Pilihan pertama, ia akan membohongi pembelinya dengan mengarang seribu satu
alasan bahwa kali ini ia membutuhkan tenggang waktu pengiriman yang lebih lama.
Sedang pilihan kedua, ia akan kembali membohongi bagian produksi perusahaannya,
bahwa pembelinya kembali terdesak oleh kebutuhan yang mendadak. Sekarang coba
bayangkan apabila A melakukan kebohongan pada lebih dari separuh pelanggannya.
la akan terpaksa menghabiskan sebagian besar waktu dan pikirannya, hanya untuk
mengarang kebohongan-kebohongan berikutnya, entah kepada pelanggannya, entah
kepada rekan-rekannya sendiri. Satu hal yang pasti, ia akan mengalami stres
berat, yang ironisnya terjadi bukan karena ia tidak mendapatkan order, akan
tetapi justru karena ia mendapatkan banyak order.
3. Produk Tak Bisa Berbohong
Seorang penjual mungkin bisa dengan mudah berbohong, akan tetapi produk yang
mereka jual jelas tak bisa berbohong. Misalnya kita membohongi para calon
pembeli kita dengan mengatakan bahwa mesin yang kita jual memiliki daya tahan
sampai belasan tahun, padahal mungkin dalam kenyataannya mesin tersebut hanya
memiliki ketahanan sekitar satu atau dua tahun.

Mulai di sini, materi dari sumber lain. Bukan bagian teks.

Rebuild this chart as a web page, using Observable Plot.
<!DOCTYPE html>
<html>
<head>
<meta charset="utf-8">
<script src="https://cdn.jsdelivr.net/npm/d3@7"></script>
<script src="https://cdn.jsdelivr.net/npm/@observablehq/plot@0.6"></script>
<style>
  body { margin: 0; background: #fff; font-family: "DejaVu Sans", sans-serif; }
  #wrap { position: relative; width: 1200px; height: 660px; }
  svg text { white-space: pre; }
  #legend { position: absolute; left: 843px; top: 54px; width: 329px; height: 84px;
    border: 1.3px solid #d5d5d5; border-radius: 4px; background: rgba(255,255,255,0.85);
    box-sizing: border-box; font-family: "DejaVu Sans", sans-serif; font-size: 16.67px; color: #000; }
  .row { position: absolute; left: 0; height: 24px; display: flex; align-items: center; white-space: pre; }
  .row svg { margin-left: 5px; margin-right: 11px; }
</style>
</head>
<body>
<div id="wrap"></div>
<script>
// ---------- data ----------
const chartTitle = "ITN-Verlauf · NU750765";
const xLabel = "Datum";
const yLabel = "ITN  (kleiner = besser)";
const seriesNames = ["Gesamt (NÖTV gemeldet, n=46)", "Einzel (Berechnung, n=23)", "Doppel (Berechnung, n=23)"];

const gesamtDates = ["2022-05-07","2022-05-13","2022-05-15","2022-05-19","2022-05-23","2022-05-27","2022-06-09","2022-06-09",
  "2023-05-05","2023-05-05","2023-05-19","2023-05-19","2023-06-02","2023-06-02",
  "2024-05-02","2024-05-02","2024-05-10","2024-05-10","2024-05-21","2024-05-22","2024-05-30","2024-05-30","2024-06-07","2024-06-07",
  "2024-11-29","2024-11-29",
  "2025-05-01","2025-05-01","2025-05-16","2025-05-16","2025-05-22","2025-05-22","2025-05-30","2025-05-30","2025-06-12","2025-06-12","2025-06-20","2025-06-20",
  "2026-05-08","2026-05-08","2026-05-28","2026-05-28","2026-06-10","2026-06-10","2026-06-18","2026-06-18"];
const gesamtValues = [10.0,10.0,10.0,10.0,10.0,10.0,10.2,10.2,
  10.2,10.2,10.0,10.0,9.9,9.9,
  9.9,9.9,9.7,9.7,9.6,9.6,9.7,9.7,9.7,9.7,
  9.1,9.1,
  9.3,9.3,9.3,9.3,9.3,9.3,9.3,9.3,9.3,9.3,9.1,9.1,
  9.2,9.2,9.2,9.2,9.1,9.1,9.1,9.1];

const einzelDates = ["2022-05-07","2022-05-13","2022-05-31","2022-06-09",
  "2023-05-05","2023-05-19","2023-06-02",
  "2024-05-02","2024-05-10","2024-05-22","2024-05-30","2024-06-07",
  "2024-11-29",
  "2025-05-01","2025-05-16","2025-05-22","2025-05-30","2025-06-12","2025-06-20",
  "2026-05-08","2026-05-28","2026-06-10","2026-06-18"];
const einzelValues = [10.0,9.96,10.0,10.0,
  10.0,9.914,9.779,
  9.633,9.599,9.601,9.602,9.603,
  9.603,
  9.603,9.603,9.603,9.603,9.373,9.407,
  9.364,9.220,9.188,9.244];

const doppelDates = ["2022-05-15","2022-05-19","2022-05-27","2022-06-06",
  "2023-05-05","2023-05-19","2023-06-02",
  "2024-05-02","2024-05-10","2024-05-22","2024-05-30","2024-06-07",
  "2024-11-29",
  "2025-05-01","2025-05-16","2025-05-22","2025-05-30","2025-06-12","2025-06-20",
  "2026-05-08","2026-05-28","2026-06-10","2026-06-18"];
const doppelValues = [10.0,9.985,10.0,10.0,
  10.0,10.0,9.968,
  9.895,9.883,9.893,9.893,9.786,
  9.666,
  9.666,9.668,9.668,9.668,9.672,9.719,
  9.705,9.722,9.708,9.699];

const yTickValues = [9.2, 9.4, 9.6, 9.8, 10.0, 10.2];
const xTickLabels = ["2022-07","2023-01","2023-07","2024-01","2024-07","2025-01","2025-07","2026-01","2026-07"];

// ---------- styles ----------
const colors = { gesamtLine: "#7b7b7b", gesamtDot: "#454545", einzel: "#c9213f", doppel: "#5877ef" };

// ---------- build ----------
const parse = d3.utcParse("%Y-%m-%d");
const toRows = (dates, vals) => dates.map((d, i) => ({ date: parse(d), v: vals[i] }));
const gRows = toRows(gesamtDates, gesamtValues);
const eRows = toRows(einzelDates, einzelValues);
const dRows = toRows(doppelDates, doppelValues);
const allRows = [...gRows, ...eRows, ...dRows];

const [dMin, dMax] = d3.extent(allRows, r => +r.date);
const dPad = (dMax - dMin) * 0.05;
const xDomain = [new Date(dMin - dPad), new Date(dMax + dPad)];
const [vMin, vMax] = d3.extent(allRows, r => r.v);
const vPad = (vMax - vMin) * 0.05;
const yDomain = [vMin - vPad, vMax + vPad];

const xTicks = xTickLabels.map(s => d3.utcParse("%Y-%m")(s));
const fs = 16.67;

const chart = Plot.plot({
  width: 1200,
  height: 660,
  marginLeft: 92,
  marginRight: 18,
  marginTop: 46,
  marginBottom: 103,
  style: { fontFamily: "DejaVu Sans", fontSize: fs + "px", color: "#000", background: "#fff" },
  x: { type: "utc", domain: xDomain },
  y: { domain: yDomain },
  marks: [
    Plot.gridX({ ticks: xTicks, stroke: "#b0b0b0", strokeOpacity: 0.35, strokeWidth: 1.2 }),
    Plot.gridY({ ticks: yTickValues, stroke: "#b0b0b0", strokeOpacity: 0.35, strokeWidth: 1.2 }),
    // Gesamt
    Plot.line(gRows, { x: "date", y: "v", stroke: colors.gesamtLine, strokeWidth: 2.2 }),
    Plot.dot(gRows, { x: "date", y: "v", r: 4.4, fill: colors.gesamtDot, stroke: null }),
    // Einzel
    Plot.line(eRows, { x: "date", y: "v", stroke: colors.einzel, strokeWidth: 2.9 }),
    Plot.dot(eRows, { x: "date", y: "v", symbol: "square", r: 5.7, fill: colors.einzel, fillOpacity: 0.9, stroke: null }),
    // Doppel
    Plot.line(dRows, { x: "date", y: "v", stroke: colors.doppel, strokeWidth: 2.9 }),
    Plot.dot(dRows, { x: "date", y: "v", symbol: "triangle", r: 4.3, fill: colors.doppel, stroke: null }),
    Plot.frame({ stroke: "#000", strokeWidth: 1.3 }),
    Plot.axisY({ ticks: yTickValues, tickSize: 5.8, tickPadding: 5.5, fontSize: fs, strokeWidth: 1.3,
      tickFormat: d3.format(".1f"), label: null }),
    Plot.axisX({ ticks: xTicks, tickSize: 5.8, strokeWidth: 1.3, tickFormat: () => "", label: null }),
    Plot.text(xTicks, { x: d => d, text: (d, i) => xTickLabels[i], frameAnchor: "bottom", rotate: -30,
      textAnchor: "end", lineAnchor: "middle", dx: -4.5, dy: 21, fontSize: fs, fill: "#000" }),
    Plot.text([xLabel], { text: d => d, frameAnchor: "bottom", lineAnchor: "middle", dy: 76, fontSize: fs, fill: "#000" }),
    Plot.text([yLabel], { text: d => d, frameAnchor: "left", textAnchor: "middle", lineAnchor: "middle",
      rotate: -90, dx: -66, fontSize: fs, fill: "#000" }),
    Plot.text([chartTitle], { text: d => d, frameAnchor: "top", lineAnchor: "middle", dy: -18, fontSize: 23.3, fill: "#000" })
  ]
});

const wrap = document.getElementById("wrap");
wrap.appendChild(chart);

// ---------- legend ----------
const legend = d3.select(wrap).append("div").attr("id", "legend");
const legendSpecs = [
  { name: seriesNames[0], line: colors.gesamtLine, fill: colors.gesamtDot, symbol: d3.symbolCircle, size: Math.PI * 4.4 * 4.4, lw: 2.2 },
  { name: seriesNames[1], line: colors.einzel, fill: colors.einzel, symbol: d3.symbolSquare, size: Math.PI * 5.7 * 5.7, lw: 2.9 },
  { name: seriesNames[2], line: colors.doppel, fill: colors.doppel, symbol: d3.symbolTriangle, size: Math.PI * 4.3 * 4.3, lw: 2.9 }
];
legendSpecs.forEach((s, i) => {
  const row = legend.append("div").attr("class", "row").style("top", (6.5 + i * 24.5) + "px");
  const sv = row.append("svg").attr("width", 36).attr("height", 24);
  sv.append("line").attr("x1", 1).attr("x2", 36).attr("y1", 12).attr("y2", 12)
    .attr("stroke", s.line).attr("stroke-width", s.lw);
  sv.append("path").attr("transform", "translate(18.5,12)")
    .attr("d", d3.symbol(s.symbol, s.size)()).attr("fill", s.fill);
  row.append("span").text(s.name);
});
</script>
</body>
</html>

Bisa jadi awalnya para calon pembeli itu akhirnya memutuskan untuk membeli
karena terpikat oleh promosi palsu kita. Akan tetapi dapat dipastikan sekitar
setahun kemudian, orang-orang yang sama akan mendatangi dan mencaci maki kita
karena mesin mereka tersebut sudah tak bisa lagi mereka gunakan, karena usia
ketahanannya memang sudah lewat. Kita harus berhati-hati dalam memberikan
penjelasan mengenai produk kita. Jangan sesekali melebih-lebihkan kemampuan,
fitur, atau daya tahan produk Anda. Pada gilirannya, hal itu pasti akan menjadi
bumerang bagi diri kita sendiri, karena kita tak bisa meminta produk kita untuk
ikut berbohong bersama kita.
Lantas muncul pertanyaan berikutnya yang cukup menarik. Bagaimana bila kita
sudah bersikap jujur, dan ternyata kita tetap gagal memenuhi janji kita pada
pembeli kita, yang disebabkan oleh kelalaian rekan kita? Apakah kita tetap
harus jujur mengatakan alasan yang sesungguhnya pada pembeli kita apabila
mereka menagih janjinya? Apakah kita tetap harus jujur dengan resiko
mempermalukan diri kita atau perusahaan kita sendiri? Jawabnya tetap ya. Kita
sebaiknya tetap berbicara jujur. Kita tak perlu merasa malu apabila sekali
waktu kita melakukan suatu kesalahan. Itu adalah sesuatu yang normal, dan dapat
terjadi pada siapa saja. Saya yakin pelanggan kita akan bisa memaklumi bila
terkadang kita melakukan suatu kesalahan sehingga kita gagal memenuhi janji
kita. Kalaupun pelanggan tersebut sampai marah, ingatlah bahwa resiko dimarahi
oleh pelanggan tetap lebih ringan daripada resiko kehilangan pelanggan itu
untuk selamanya hanya karena ia mengetahui kebohongan kita.